Shipping vessels running like clockwork is just one thing we take for granted since World War Two. Picture: Ben STANSALL / AFP
Shipping vessels running like clockwork is just one thing we take for granted since World War Two. Picture: Ben STANSALL / AFP

“We have prospered enormously from these rules. We can make a transaction with the other side of the globe, confident it will be received at the other end. We can exchange goods and cash, expect them to be delivered, and – if there is a need for arbitration – there are mechanisms for accountability,” says Blaxland.

“That didn’t exist before. And we take it for granted that it does. But this is extraordinary – and it’s actually more fragile than most people realise.”

It’s also made the world much more interdependent.

That’s both a risk and a deterrent.

“But when you start tearing down these institutions, if you completely ignore them – well, where’s the floor? How far can you fall? And the human heart can be pretty darn dark.”

The power of one

“Democracy can fight back, but it requires sacrificial leadership. And it requires visionary leadership,” says Blaxland.

“What we have, unfortunately, is a generation of leaders who have succeeded so far by grappling with the backroom fights, the tyranny of the urgent, and by fairly cynical politicking.”

And that’s the opposite of what pulled Australia – and the US and UK – through World War Two.

Australia was in a very messy state at that time.

Once Prime Minister John Curtin was elected in October 1941, he had to contend with everything from Japanese forces steamrollering their way south through to unions sabotaging defence efforts in the dockyards.

“It was perfidious – really awful things were happening,” says Blaxland.

“Curtin was a pacifist in the First World War. But here he finds himself Prime Minister in the heart of another global war. And he basically worked himself to death to defend Australia. He died in July 1945 – right before the end of the war. (US President) Roosevelt’s the same. They both worked themselves to death in defence of something they believed in.”
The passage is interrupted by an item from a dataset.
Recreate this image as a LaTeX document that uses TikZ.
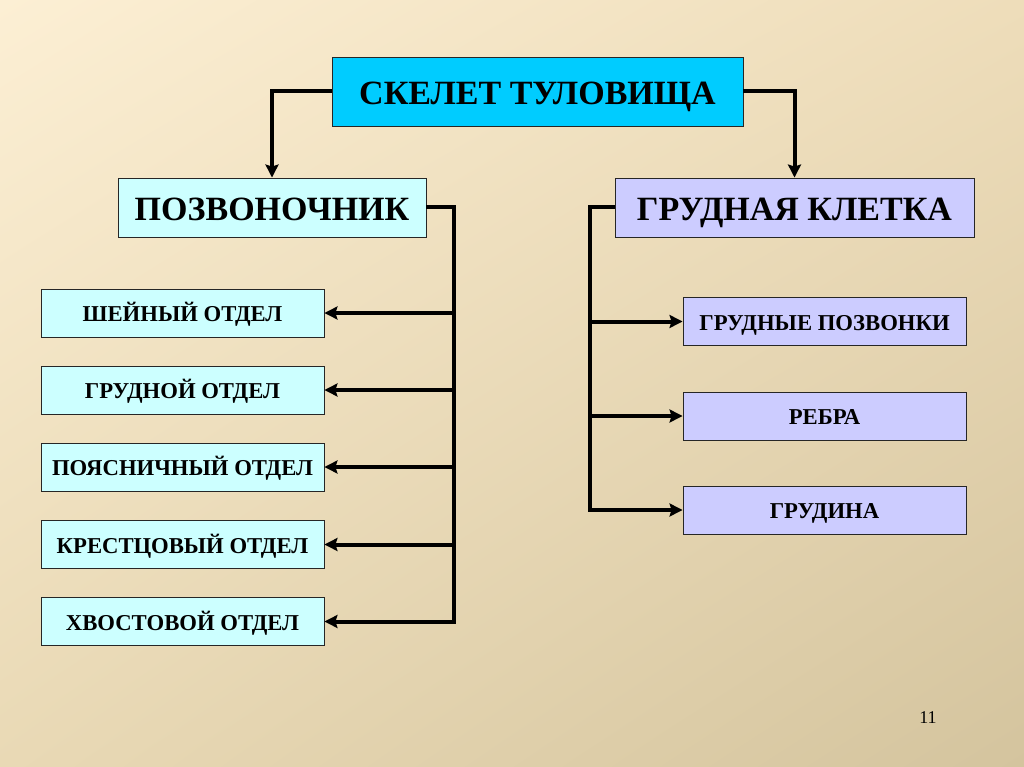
\documentclass[tikz,border=0pt]{standalone}
\usepackage{fontspec}
\setmainfont{Liberation Serif}
\usetikzlibrary{arrows.meta,shadings}
\definecolor{bgA}{HTML}{FCEFD4}
\definecolor{bgB}{HTML}{EEDDBA}
\definecolor{bgC}{HTML}{E9D9B5}
\definecolor{bgD}{HTML}{D4C49E}
\definecolor{topfill}{HTML}{00CCFF}
\definecolor{cyanfill}{HTML}{CCFFFF}
\definecolor{lilacfill}{HTML}{CCCCFF}
\tikzset{
  box/.style={draw=black!85, line width=0.9pt, rectangle, inner sep=0pt, text depth=0pt},
  bigbox/.style={box, font=\fontsize{34}{40}\selectfont\bfseries, text height=27pt},
  midbox/.style={box, font=\fontsize{34}{40}\selectfont\bfseries, text height=27pt},
  smallbox/.style={box, font=\fontsize{22.7}{27}\selectfont\bfseries, text height=17.5pt, minimum width=283pt, minimum height=48pt},
  conn/.style={line width=4pt, black},
  arr/.style={conn, -{Stealth[length=13pt,width=13pt,inset=2pt]}}
}
\begin{document}
\begin{tikzpicture}[x=1pt,y=-1pt]
\useasboundingbox (0,0) rectangle (1024,767);
\shade[upper left=bgA, upper right=bgB, lower left=bgC, lower right=bgD] (0,0) rectangle (1024,767);

\node[bigbox, fill=topfill, minimum width=411pt, minimum height=69pt] (top) at (537.5,91.5) {СКЕЛЕТ ТУЛОВИЩА};
\node[midbox, fill=cyanfill, minimum width=308pt, minimum height=59pt] (pz) at (272,207.5) {ПОЗВОНОЧНИК};
\node[midbox, fill=lilacfill, minimum width=359pt, minimum height=59pt] (gk) at (794.5,207.5) {ГРУДНАЯ КЛЕТКА};

\node[smallbox, fill=cyanfill] (l1) at (182.5,313) {ШЕЙНЫЙ ОТДЕЛ};
\node[smallbox, fill=cyanfill] (l2) at (182.5,390) {ГРУДНОЙ ОТДЕЛ};
\node[smallbox, fill=cyanfill] (l3) at (182.5,467) {ПОЯСНИЧНЫЙ ОТДЕЛ};
\node[smallbox, fill=cyanfill] (l4) at (182.5,544.5) {КРЕСТЦОВЫЙ ОТДЕЛ};
\node[smallbox, fill=cyanfill] (l5) at (182.5,621.5) {ХВОСТОВОЙ ОТДЕЛ};

\node[smallbox, fill=lilacfill] (r1) at (824.5,321.5) {ГРУДНЫЕ ПОЗВОНКИ};
\node[smallbox, fill=lilacfill] (r2) at (824.5,416) {РЕБРА};
\node[smallbox, fill=lilacfill] (r3) at (824.5,510) {ГРУДИНА};

\node[font=\fontsize{18}{20}\selectfont] (num) at (928,718) {11};

% top connectors
\draw[arr] (top.west) -| (pz.north);
\draw[arr] (top.east) -| (gk.north);

% left trunk
\coordinate (lt) at (454,207.5);
\draw[arr] (pz.east) -- (lt) |- (l5.east);
\foreach \n in {l1,l2,l3,l4}
  \draw[arr] (lt |- \n.east) -- (\n.east);

% right trunk
\coordinate (rt) at (590,207.5);
\draw[arr] (gk.west) -- (rt) |- (r3.west);
\foreach \n in {r1,r2}
  \draw[arr] (rt |- \n.west) -- (\n.west);
\end{tikzpicture}
\end{document}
Prime Minister John Curtin “worked himself to death” during World War Two to defend Australia.
Prime Minister John Curtin “worked himself to death” during World War Two to defend Australia.

Blaxland believes that’s the kind of leadership Australia – and global democracies – need now.

“I think our current crop of leaders can do that. But it’s a deliberate choice,” he adds.

An obsession with polls and competing interest groups has caused competing political parties to lose sight of the big picture and follow the most timid paths.

“They actually have to choose to change direction,” he says. “They have to choose to act in a way that’s for the greater good – and not the good of just themselves or their backers.

“That is self-sacrificing. That is visionary. And that actually leads”.

Democracy also has proven benefits.

Trust. Trade. Innovation. Arbitration. Prosperity.

“These are all factors mitigating the risks in further unravelling the world order,” says Blaxland. “This makes me not exactly optimistic, but sanguine about the prospects of the West managing to muddle its way through 2024 without the balloon going up on a grand scale.”